Grains of Wrath: Testing a Theory in Camas

One of the great fascinations of our time is that all brewers want to own their own breweries. Well, almost all. Time and time again, we see successful (and unsuccessful) brewers taking the leap from employee to brewery owner and head brewer. It doesn't always end well.

Enter Mike Hunsaker, ex-head brewer at Fat Heads Portland, soon to be known as Von Ebert Brewing. In 2016, Hunsaker announced he would leave Fat Heads to co-found Grains of Wrath in Camas. There was great excitement.

Like a lot of brewery projects, Grains of Wrath took longer to open than anticipated. It also cost more than the partners expected...going significantly over budget, apparently. The place finally opened this week...to a warm welcome, fortunately.

I stopped in for lunch on Wednesday, which was opening day. The facility is impressive. Right away you note the massive outdoor patio, complete with fire pits and a beer garden. Inside, there's a large seating area that looks out north facing windows (garage doors) onto the patio.

The bar, a smaller area shoehorned between the brewery and kitchen, is fairly typical. It's slightly dank, thanks to low lighting and dark fixtures. There are high tables and chairs. Behind the bar, sports flicker on a couple of large TVs. The brewery is visible on two sides. No minors allowed in here.

They were pouring 10 beers on my visit, pretty good for a place that just opened. Hunsaker built a solid reputation with his hoppy beers at Fat Heads. But he's far from a one-trick pony. Luger, a German-style Pilsner, is excellent. I did not not taste the full list, but did prefer the EGA IPA to Overkill. Opinions will vary.


They have 26 taps to work with and all but a few will eventually be pouring house beers. That's exactly as it should be. Give Hunsaker and crew a few months and this beer list will be packed with interesting choices. Grains of Wrath will have good beer. Make no mistake.

My guess is food offerings will follow the same pattern. The lunch menu on my visit was not extensive. The dinner menu evidently has more choices. Fine. But I think the food menu will evolve just like the beer offerings. We've seen this before.

Grains of Wrath bills itself as a family oriented pub.

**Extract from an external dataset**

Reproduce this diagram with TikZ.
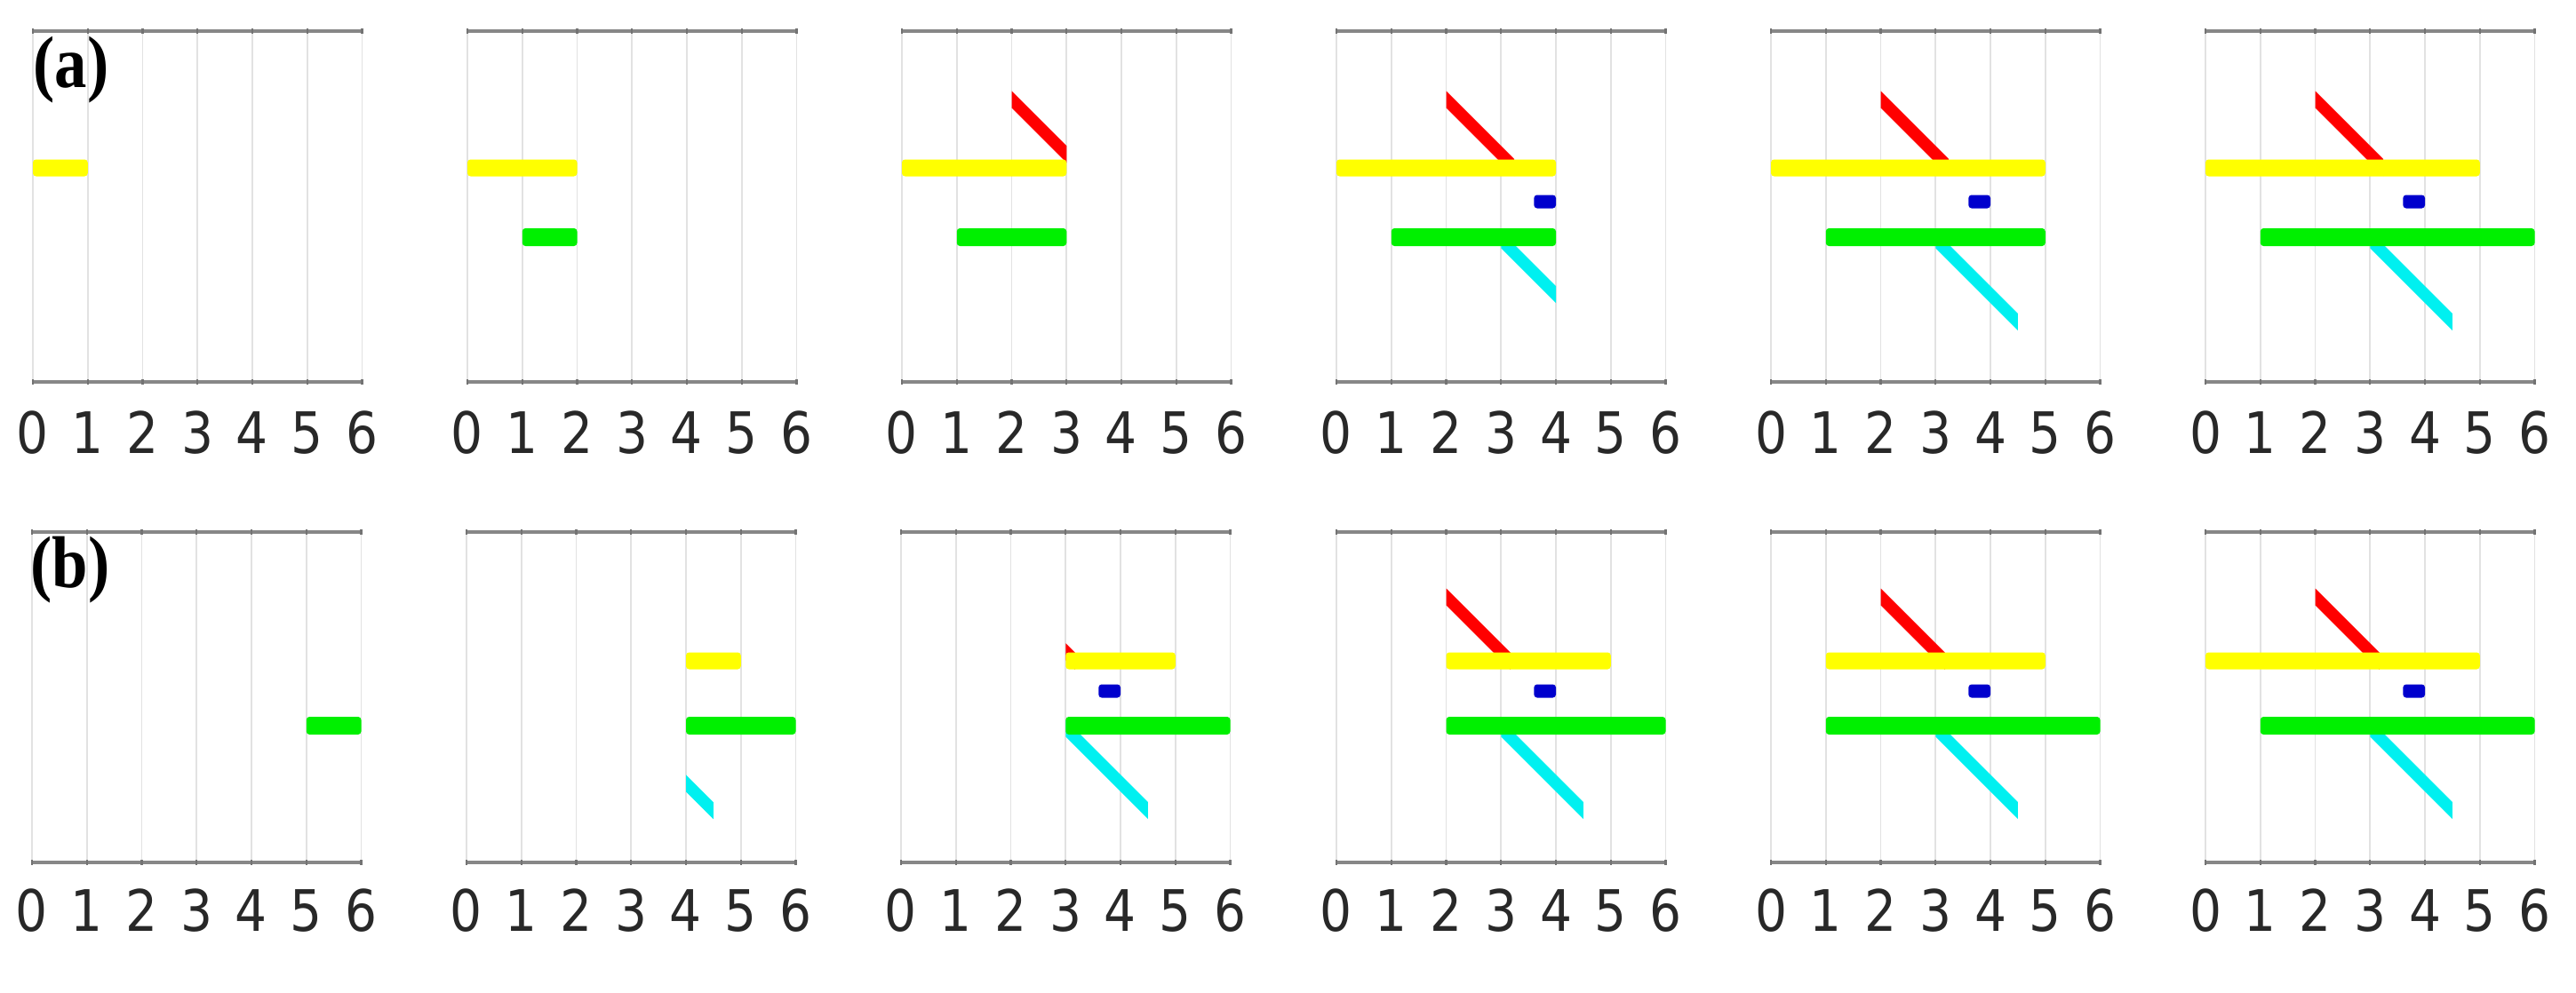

That's a good strategy in Camas, which is effectively a suburb of Portland/Vancouver that somehow retains a small-town identity and feel. The median income is high in Camas. It hasn't been overrun by millennials like Portland. A lot of families do live out here.

But the family motif appears to me to be at odds with the edgy, punk rock, metal branding. On my visit, the sound system was blaring some unknown (to me) metal. It was too loud for comfort. The punk branding isn't completely in your face, but it's obvious enough. The package makes me think this isn't a place for families. Yet that's who they say they're targeting here. Fascinating.


Prices are another concern. Pints are $6 and $6.50. Add tax (10 percent of my bill) and you've got what some, perhaps many, will consider to be an overpriced pint. I usually drink half pours so I can sample a few beers without getting gooned. I asked for a half pour. "I can do that, but the price is the same," returned the barkeep. Again, fascinating.

A lot of thought and money went into this facility. It's an attractive space. The beers and food are going to be fine or better. The patio is going to attract hoards in warm weather. But there's a disconnect here: The branding and ambiance don't align with the stated target audience.

Maybe Grains of Wrath quietly hopes to be a destination for meandering Portland millennials. In that case, the branding makes some sense. But that strategy runs counter to current beer market logic, which suggests craft beer fans, even millennials, prefer to drink local and close to home.

There is, of course, the possibility that brand identity and ambiance don't matter, that you can succeed regardless of wonkiness on those fronts if you're good enough or unique enough. Grains of Wrath may be the perfect test case for that theory.